Bank profits rise while simultaneously conditions get worse for the typical man (and women) on the street creating the goods and services that keep the country going.
It is all going to change...mark my words if you must
https://www.fma.govt.nz/business/legislation/conduct-of-financial-insti…
This will change the landscape and at least make customers understand exactly what they are being charged. If they wish to move they can/will but true competition is needed. That will come in the form of Apple, Costco (don't laugh you will see) and other providers of agile technology that better suits customer needs at a much lower price point.
Still waiting for someone in the media to ask the question in a public forum. 'Mr Orr, why when we it costs us 4.5% to borrow 2 year money, 4.5% paid for by NZ taxpayers, are we giving money via the FLP to foreign owned banks at 3.5%. Money that they then charge NZ taxpayers 6% to borrow?''
NZ Treasury issues 2 year Government bonds paying 4.5% interest to ANZ
https://www.interest.co.nz/charts/interest-rates/government-bond-rates
ANZ can borrow through Reserve Banks FLP programme and pay 3.5% interest (ie the OCR)
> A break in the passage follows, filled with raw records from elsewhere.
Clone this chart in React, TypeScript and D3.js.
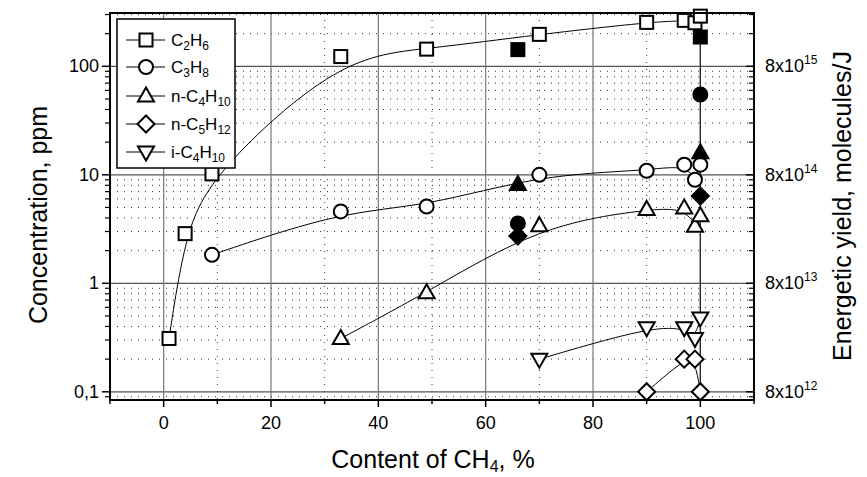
import React from "react";
import * as d3 from "d3";

// ---- data (left axis: concentration, ppm) ----
const xTicksMajor = [0, 20, 40, 60, 80, 100];
const xTicksMinor = [-10, 10, 30, 50, 70, 90, 110];
const yTickValues = [100, 10, 1, 0.1];
const yTickLabels = ["100", "10", "1", "0,1"];
const rightTickValues = [8e15, 8e14, 8e13, 8e12];
const rightTickExp = ["15", "14", "13", "12"];

const c2h6X = [1, 4, 9, 33, 49, 70, 90, 97, 99, 100];
const c2h6Y = [0.31, 2.87, 10.2, 123, 144, 197, 254, 265, 252, 290];
const c3h8X = [9, 33, 49, 70, 90, 97, 99, 100];
const c3h8Y = [1.83, 4.6, 5.1, 10, 10.9, 12.4, 9.0, 12.4];
const nc4X = [33, 49, 70, 90, 97, 99, 100];
const nc4Y = [0.31, 0.82, 3.4, 4.8, 4.95, 3.36, 4.2];
const nc5X = [90, 97, 99, 100];
const nc5Y = [0.1, 0.2, 0.2, 0.1];
const ic4X = [70, 90, 97, 99, 100];
const ic4Y = [0.2, 0.39, 0.39, 0.31, 0.48];

// ---- energetic yield (right axis, molecules/J) ----
const yieldX = [66, 100];
const yieldC2H6 = [1.14e16, 1.49e16];
const yieldC3H8 = [2.85e14, 4.4e15];
const yieldNC4 = [6.5e14, 1.28e15];
const yieldNC5 = [2.18e14, 5.1e14];

const legendNames = [
  ["C", "2", "H", "6"],
  ["C", "3", "H", "8"],
  ["n-C", "4", "H", "10"],
  ["n-C", "5", "H", "12"],
  ["i-C", "4", "H", "10"],
];
const legendShapes = ["square", "circle", "triangle", "diamond", "itriangle"];

const W = 867, H = 477;
const L = 110, R = 754, T = 13, B = 400;
const FONT = "'Liberation Sans', Arial, sans-serif";

const x = d3.scaleLinear().domain([-10, 110]).range([L, R]);
const y = d3.scaleLog().domain([0.084, 310]).range([B, T]);
const RATIO = 8e13;
const yR = d3.scaleLog().domain([0.084 * RATIO, 310 * RATIO]).range([B, T]);

function Marker({ shape, cx, cy, filled }: { shape: string; cx: number; cy: number; filled?: boolean }) {
  const fill = filled ? "#000" : "#fff";
  const sw = 2;
  if (shape === "square") return <rect x={cx - 6.5} y={cy - 6.5} width={13} height={13} fill={fill} stroke="#000" strokeWidth={sw} />;
  if (shape === "circle") return <circle cx={cx} cy={cy} r={7} fill={fill} stroke="#000" strokeWidth={sw} />;
  if (shape === "triangle") return <path d={`M${cx},${cy - 8.5}L${cx + 8},${cy + 5.5}L${cx - 8},${cy + 5.5}Z`} fill={fill} stroke="#000" strokeWidth={sw} />;
  if (shape === "itriangle") return <path d={`M${cx},${cy + 8.5}L${cx + 8},${cy - 5.5}L${cx - 8},${cy - 5.5}Z`} fill={fill} stroke="#000" strokeWidth={sw} />;
  return <path d={`M${cx},${cy - 8.5}L${cx + 8.5},${cy}L${cx},${cy + 8.5}L${cx - 8.5},${cy}Z`} fill={fill} stroke="#000" strokeWidth={sw} />;
}

const line = d3.line<[number, number]>().x((d) => x(d[0])).y((d) => y(d[1])).curve(d3.curveBasis);

export default function App() {
  const minorY: number[] = [];
  for (let e = -2; e <= 2; e++) {
    for (let k = 2; k <= 9; k++) {
      const v = k * Math.pow(10, e);
      if (v > 0.084 && v < 310) minorY.push(v);
    }
  }
  const series = [
    { xs: c2h6X, ys: c2h6Y, shape: "square" },
    { xs: c3h8X, ys: c3h8Y, shape: "circle" },
    { xs: nc4X, ys: nc4Y, shape: "triangle" },
    { xs: nc5X, ys: nc5Y, shape: "diamond" },
    { xs: ic4X, ys: ic4Y, shape: "itriangle" },
  ];
  const yields = [
    { ys: yieldC2H6, shape: "square" },
    { ys: yieldC3H8, shape: "circle" },
    { ys: yieldNC4, shape: "triangle" },
    { ys: yieldNC5, shape: "diamond" },
  ];
  const legY = [40, 67, 96, 124, 152];

  return (
    <svg width={W} height={H} style={{ position: "absolute", left: 0, top: 0, background: "#fff" }} fontFamily={FONT}>
      <rect x={0} y={0} width={W} height={H} fill="#fff" />
      {/* minor grid */}
      {minorY.map((v, i) => (
        <line key={"my" + i} x1={L} x2={R} y1={y(v)} y2={y(v)} stroke="#333" strokeWidth={1} strokeDasharray="1 6" />
      ))}
      {xTicksMinor.filter((v) => v > -10 && v < 110).map((v) => (
        <line key={"mx" + v} x1={x(v)} x2={x(v)} y1={T} y2={B} stroke="#333" strokeWidth={1} strokeDasharray="1 6" />
      ))}
      {/* major grid */}
      {yTickValues.map((v) => (
        <line key={"gy" + v} x1={L} x2={R} y1={y(v)} y2={y(v)} stroke="#555" strokeWidth={1.2} />
      ))}
      {xTicksMajor.map((v) => (
        <line key={"gx" + v} x1={x(v)} x2={x(v)} y1={T} y2={B} stroke="#777" strokeWidth={1.2} />
      ))}

      {/* drop line at x=100 */}
      <line x1={x(yieldX[1])} x2={x(yieldX[1])} y1={yR(yieldC2H6[1])} y2={y(0.1)} stroke="#222" strokeWidth={1.2} />

      {/* curves */}
      {series.map((s, i) => (
        <path key={"c" + i} d={line(s.xs.map((v, j) => [v, s.ys[j]] as [number, number])) || ""} fill="none" stroke="#000" strokeWidth={1} />
      ))}
      {/* markers */}
      {series.map((s, i) =>
        s.xs.map((v, j) => <Marker key={`m${i}-${j}`} shape={s.shape} cx={x(v)} cy={y(s.ys[j])} />)
      )}
      {yields.map((s, i) =>
        yieldX.map((v, j) => <Marker key={`f${i}-${j}`} shape={s.shape} cx={x(v)} cy={yR(s.ys[j])} filled />)
      )}

      {/* frame */}
      <rect x={L} y={T} width={R - L} height={B - T} fill="none" stroke="#000" strokeWidth={2} />

      {/* x ticks */}
      {xTicksMajor.map((v) => (
        <g key={"xt" + v}>
          <line x1={x(v)} x2={x(v)} y1={B} y2={B + 7} stroke="#000" strokeWidth={1.5} />
          <text x={x(v)} y={429} textAnchor="middle" fontSize={18}>{v}</text>
        </g>
      ))}
      {xTicksMinor.map((v) => (
        <line key={"xm" + v} x1={x(v)} x2={x(v)} y1={B} y2={B + 4} stroke="#000" strokeWidth={1.5} />
      ))}

      {/* left y ticks */}
      {yTickValues.map((v, i) => (
        <g key={"yt" + v}>
          <line x1={L - 8} x2={L} y1={y(v)} y2={y(v)} stroke="#000" strokeWidth={1.5} />
          <text x={L - 11} y={y(v) + 6} textAnchor="end" fontSize={18}>{yTickLabels[i]}</text>
        </g>
      ))}
      {minorY.map((v, i) => (
        <line key={"ym" + i} x1={L - 5} x2={L} y1={y(v)} y2={y(v)} stroke="#000" strokeWidth={1.2} />
      ))}
      {/* right y ticks */}
      {rightTickValues.map((v, i) => (
        <g key={"rt" + v}>
          <line x1={R - 8} x2={R} y1={yR(v)} y2={yR(v)} stroke="#000" strokeWidth={1.5} />
          <text x={R + 11} y={yR(v) + 6} fontSize={18}>
            8x10<tspan dy={-8} fontSize={12}>{rightTickExp[i]}</tspan>
          </text>
        </g>
      ))}
      {minorY.map((v, i) => (
        <line key={"rm" + i} x1={R - 5} x2={R} y1={y(v)} y2={y(v)} stroke="#000" strokeWidth={1.2} />
      ))}

      {/* axis titles */}
      <text x={433} y={468} textAnchor="middle" fontSize={25}>
        Content of CH<tspan dy={4} fontSize={16}>4</tspan><tspan dy={-4}>, %</tspan>
      </text>
      <text transform={`translate(47,215) rotate(-90)`} textAnchor="middle" fontSize={25}>Concentration, ppm</text>
      <text transform={`translate(851,206) rotate(-90)`} textAnchor="middle" fontSize={25}>Energetic yield, molecules/J</text>

      {/* legend */}
      <rect x={117} y={19} width={118} height={149} fill="#fff" stroke="#000" strokeWidth={1.5} />
      {legendNames.map((n, i) => (
        <g key={"lg" + i}>
          <line x1={126} x2={165} y1={legY[i]} y2={legY[i]} stroke="#000" strokeWidth={1} />
          <Marker shape={legendShapes[i]} cx={146} cy={legY[i]} />
          <text x={171} y={legY[i] + 6} fontSize={17}>
            {n[0]}<tspan dy={4} fontSize={12}>{n[1]}</tspan><tspan dy={-4}>{n[2]}</tspan><tspan dy={4} fontSize={12}>{n[3]}</tspan>
          </text>
        </g>
      ))}
    </svg>
  );
}
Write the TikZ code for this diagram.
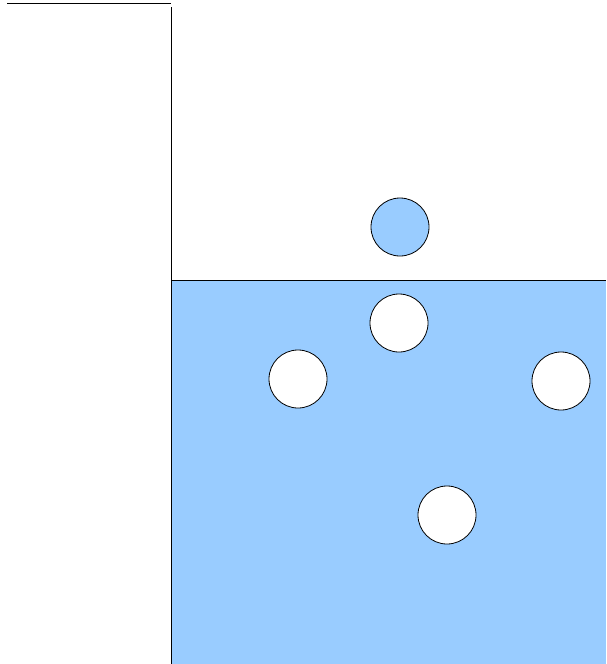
\documentclass[tikz,border=0pt]{standalone}
\definecolor{water}{HTML}{99CCFF}
\tikzset{
  ball/.style={circle, draw=black, line width=0.8pt, minimum size=58pt, inner sep=0pt},
  wall/.style={draw=black, line width=0.9pt}
}
\begin{document}
\begin{tikzpicture}[x=1pt,y=-1pt]
\useasboundingbox (0,0) rectangle (606,664);
\fill[white] (0,0) rectangle (606,664);
\coordinate (tl) at (7,3.5);
\coordinate (tr) at (171,3.5);
\coordinate (vt) at (171,7);
\coordinate (vb) at (171,664);
\draw[wall] (tl) -- (tr);
\fill[water] (171,280) rectangle (606,664);
\draw[wall] (vt) -- (vb);
\draw[wall] (171,280) -- (606,280);
\node[ball, fill=water] (b0) at (400,227) {};
\node[ball, fill=white] (b1) at (399,323) {};
\node[ball, fill=white] (b2) at (298,379) {};
\node[ball, fill=white] (b3) at (561,381) {};
\node[ball, fill=white] (b4) at (447,515) {};
\end{tikzpicture}
\end{document}
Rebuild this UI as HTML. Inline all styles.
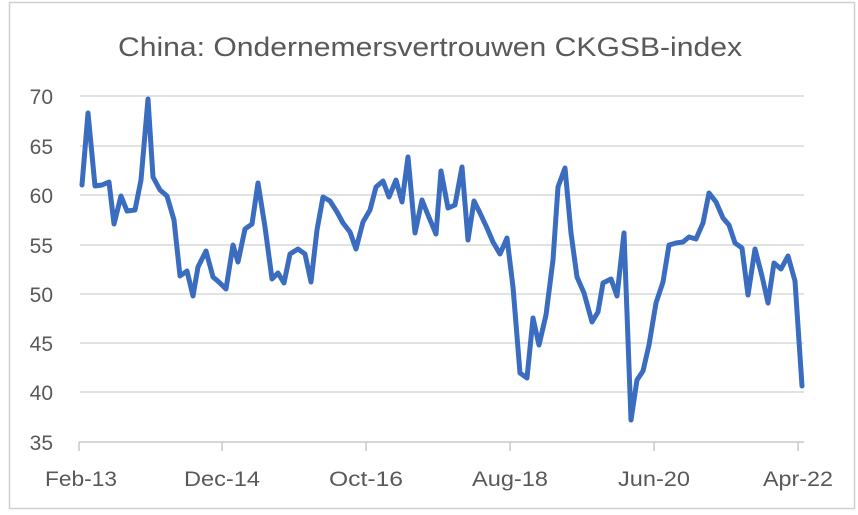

https://www.interest.co.nz/banking/116767/asb-biggest-user-public-money…
Great way to clip the ticket by 1%
Great arbitrage or am I missing something?
Just read the ANZ Press Release, a whole lot of waffle and we gave a few bucks to charity don't you know. So why didn't they just send a simple press release out as follows...
ANZ gives all NZ nurses $13000 bonus.
ANZ today annouces its financial results including $796m in tax paid. This allows the NZ Government to pay a $13000 bonus to all 58000 registered nurses.
ANZ hopes that the tax paid by other banks will be appropriately apportioned to Teachers, Police and other health care professionals.
deposits are always from the housing resellers......
first home buyers don't get anything more than few cents for their deposits saved to buy house....
mortgage interest for 10% of 750k is nearly 1000$ people have to pay..... mortgage increase will lead to rent increase too....
when a dollar extra is earned by workers, some one will come and tax it..... on the other hand these people are punishing public with 1000s of dollars in the name of some free market...
Robe from public ,,,,to pay yourself....ad your employees
making rich more richer and poor more poorer....
BORROWS from reserve bank which is public money and lends it to make billions of dollar profit.